***** Exercise materials *****

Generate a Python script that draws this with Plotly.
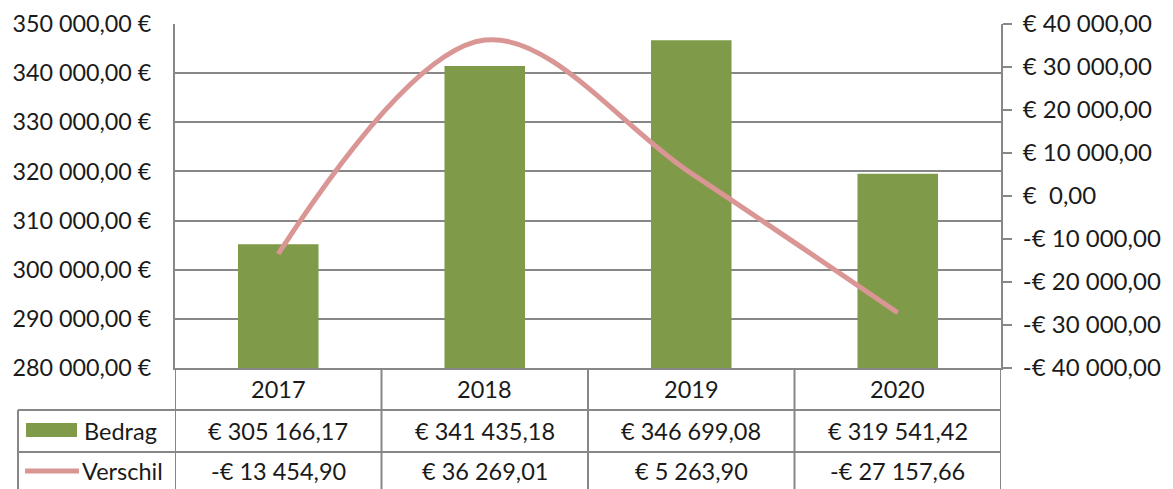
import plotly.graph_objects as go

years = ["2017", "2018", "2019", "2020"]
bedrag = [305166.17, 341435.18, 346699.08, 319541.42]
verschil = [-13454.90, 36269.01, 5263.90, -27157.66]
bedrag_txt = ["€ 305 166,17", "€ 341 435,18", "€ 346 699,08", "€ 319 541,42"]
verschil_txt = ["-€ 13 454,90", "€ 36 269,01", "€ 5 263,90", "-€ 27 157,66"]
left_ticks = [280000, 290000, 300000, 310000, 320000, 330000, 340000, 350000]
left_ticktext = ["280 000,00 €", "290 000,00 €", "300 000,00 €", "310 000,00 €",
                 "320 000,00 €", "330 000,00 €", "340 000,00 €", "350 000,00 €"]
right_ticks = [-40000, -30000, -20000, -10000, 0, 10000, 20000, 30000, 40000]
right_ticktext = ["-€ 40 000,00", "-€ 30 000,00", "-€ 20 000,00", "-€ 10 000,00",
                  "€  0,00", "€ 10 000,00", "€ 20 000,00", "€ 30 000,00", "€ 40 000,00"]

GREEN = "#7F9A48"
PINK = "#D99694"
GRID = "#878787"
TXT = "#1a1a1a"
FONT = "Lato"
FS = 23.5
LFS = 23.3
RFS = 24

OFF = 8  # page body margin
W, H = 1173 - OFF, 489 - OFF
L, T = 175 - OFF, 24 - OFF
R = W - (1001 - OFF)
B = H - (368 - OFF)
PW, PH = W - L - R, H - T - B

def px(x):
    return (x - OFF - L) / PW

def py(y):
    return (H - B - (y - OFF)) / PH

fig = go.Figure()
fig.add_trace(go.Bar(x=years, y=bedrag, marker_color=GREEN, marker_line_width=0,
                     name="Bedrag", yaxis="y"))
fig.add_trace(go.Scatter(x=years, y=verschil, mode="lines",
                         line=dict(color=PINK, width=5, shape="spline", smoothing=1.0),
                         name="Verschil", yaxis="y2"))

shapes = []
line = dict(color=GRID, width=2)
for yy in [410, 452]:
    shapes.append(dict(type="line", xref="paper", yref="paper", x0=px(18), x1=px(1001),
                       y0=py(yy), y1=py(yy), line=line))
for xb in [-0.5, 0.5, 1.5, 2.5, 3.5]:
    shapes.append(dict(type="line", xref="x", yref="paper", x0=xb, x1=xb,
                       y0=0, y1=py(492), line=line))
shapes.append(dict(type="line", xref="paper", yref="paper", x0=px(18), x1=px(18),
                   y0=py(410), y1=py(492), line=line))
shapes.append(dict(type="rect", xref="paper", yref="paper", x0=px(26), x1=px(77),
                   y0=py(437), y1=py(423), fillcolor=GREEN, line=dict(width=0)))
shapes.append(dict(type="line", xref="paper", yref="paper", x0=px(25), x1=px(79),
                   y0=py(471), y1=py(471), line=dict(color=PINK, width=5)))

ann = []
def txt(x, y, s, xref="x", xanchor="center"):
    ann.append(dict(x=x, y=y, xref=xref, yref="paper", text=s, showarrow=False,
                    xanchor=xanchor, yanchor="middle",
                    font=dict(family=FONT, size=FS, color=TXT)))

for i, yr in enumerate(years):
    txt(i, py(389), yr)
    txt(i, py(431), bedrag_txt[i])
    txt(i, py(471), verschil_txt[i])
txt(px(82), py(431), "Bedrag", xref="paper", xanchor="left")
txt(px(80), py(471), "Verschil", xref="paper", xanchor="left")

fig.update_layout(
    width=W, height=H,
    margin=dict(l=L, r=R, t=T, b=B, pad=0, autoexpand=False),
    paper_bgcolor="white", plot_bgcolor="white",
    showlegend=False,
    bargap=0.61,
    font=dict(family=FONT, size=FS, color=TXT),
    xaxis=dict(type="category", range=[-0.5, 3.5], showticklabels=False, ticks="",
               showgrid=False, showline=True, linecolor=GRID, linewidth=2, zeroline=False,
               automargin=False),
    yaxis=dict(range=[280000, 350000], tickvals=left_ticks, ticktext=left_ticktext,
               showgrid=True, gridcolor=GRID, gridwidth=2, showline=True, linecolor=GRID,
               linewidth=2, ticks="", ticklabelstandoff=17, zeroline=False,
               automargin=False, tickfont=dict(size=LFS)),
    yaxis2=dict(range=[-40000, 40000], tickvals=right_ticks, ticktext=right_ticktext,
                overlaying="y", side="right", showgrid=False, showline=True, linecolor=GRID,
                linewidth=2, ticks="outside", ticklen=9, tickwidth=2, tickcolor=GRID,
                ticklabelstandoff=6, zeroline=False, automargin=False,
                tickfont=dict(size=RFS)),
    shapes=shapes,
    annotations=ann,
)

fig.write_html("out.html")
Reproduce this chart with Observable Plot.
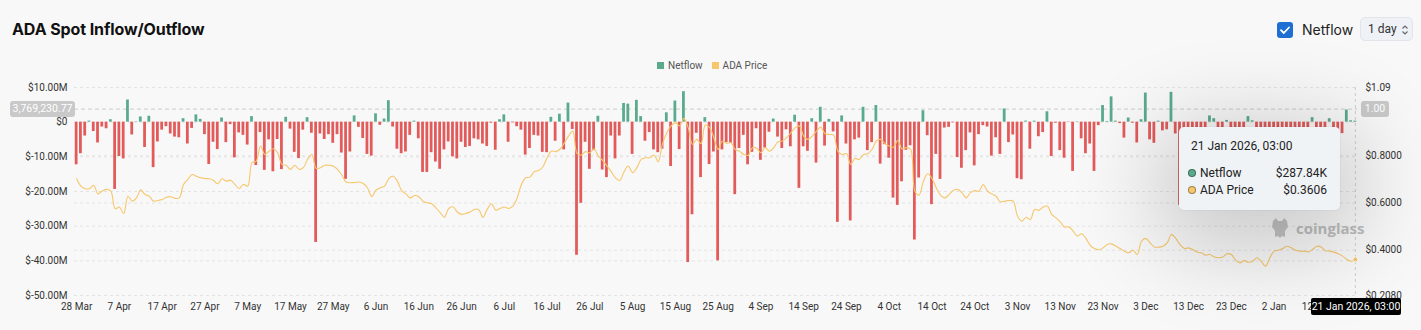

*****

(Task statement): Copy out every line of the material above exactly, skipping the pictures.

(Result for this exercise):
Generate a Python script that draws this with Plotly.
import plotly.graph_objects as go

years = ["2017", "2018", "2019", "2020"]
bedrag = [305166.17, 341435.18, 346699.08, 319541.42]
verschil = [-13454.90, 36269.01, 5263.90, -27157.66]
bedrag_txt = ["€ 305 166,17", "€ 341 435,18", "€ 346 699,08", "€ 319 541,42"]
verschil_txt = ["-€ 13 454,90", "€ 36 269,01", "€ 5 263,90", "-€ 27 157,66"]
left_ticks = [280000, 290000, 300000, 310000, 320000, 330000, 340000, 350000]
left_ticktext = ["280 000,00 €", "290 000,00 €", "300 000,00 €", "310 000,00 €",
                 "320 000,00 €", "330 000,00 €", "340 000,00 €", "350 000,00 €"]
right_ticks = [-40000, -30000, -20000, -10000, 0, 10000, 20000, 30000, 40000]
right_ticktext = ["-€ 40 000,00", "-€ 30 000,00", "-€ 20 000,00", "-€ 10 000,00",
                  "€  0,00", "€ 10 000,00", "€ 20 000,00", "€ 30 000,00", "€ 40 000,00"]

GREEN = "#7F9A48"
PINK = "#D99694"
GRID = "#878787"
TXT = "#1a1a1a"
FONT = "Lato"
FS = 23.5
LFS = 23.3
RFS = 24

OFF = 8  # page body margin
W, H = 1173 - OFF, 489 - OFF
L, T = 175 - OFF, 24 - OFF
R = W - (1001 - OFF)
B = H - (368 - OFF)
PW, PH = W - L - R, H - T - B

def px(x):
    return (x - OFF - L) / PW

def py(y):
    return (H - B - (y - OFF)) / PH

fig = go.Figure()
fig.add_trace(go.Bar(x=years, y=bedrag, marker_color=GREEN, marker_line_width=0,
                     name="Bedrag", yaxis="y"))
fig.add_trace(go.Scatter(x=years, y=verschil, mode="lines",
                         line=dict(color=PINK, width=5, shape="spline", smoothing=1.0),
                         name="Verschil", yaxis="y2"))

shapes = []
line = dict(color=GRID, width=2)
for yy in [410, 452]:
    shapes.append(dict(type="line", xref="paper", yref="paper", x0=px(18), x1=px(1001),
                       y0=py(yy), y1=py(yy), line=line))
for xb in [-0.5, 0.5, 1.5, 2.5, 3.5]:
    shapes.append(dict(type="line", xref="x", yref="paper", x0=xb, x1=xb,
                       y0=0, y1=py(492), line=line))
shapes.append(dict(type="line", xref="paper", yref="paper", x0=px(18), x1=px(18),
                   y0=py(410), y1=py(492), line=line))
shapes.append(dict(type="rect", xref="paper", yref="paper", x0=px(26), x1=px(77),
                   y0=py(437), y1=py(423), fillcolor=GREEN, line=dict(width=0)))
shapes.append(dict(type="line", xref="paper", yref="paper", x0=px(25), x1=px(79),
                   y0=py(471), y1=py(471), line=dict(color=PINK, width=5)))

ann = []
def txt(x, y, s, xref="x", xanchor="center"):
    ann.append(dict(x=x, y=y, xref=xref, yref="paper", text=s, showarrow=False,
                    xanchor=xanchor, yanchor="middle",
                    font=dict(family=FONT, size=FS, color=TXT)))

for i, yr in enumerate(years):
    txt(i, py(389), yr)
    txt(i, py(431), bedrag_txt[i])
    txt(i, py(471), verschil_txt[i])
txt(px(82), py(431), "Bedrag", xref="paper", xanchor="left")
txt(px(80), py(471), "Verschil", xref="paper", xanchor="left")

fig.update_layout(
    width=W, height=H,
    margin=dict(l=L, r=R, t=T, b=B, pad=0, autoexpand=False),
    paper_bgcolor="white", plot_bgcolor="white",
    showlegend=False,
    bargap=0.61,
    font=dict(family=FONT, size=FS, color=TXT),
    xaxis=dict(type="category", range=[-0.5, 3.5], showticklabels=False, ticks="",
               showgrid=False, showline=True, linecolor=GRID, linewidth=2, zeroline=False,
               automargin=False),
    yaxis=dict(range=[280000, 350000], tickvals=left_ticks, ticktext=left_ticktext,
               showgrid=True, gridcolor=GRID, gridwidth=2, showline=True, linecolor=GRID,
               linewidth=2, ticks="", ticklabelstandoff=17, zeroline=False,
               automargin=False, tickfont=dict(size=LFS)),
    yaxis2=dict(range=[-40000, 40000], tickvals=right_ticks, ticktext=right_ticktext,
                overlaying="y", side="right", showgrid=False, showline=True, linecolor=GRID,
                linewidth=2, ticks="outside", ticklen=9, tickwidth=2, tickcolor=GRID,
                ticklabelstandoff=6, zeroline=False, automargin=False,
                tickfont=dict(size=RFS)),
    shapes=shapes,
    annotations=ann,
)

fig.write_html("out.html")
Reproduce this chart with Observable Plot.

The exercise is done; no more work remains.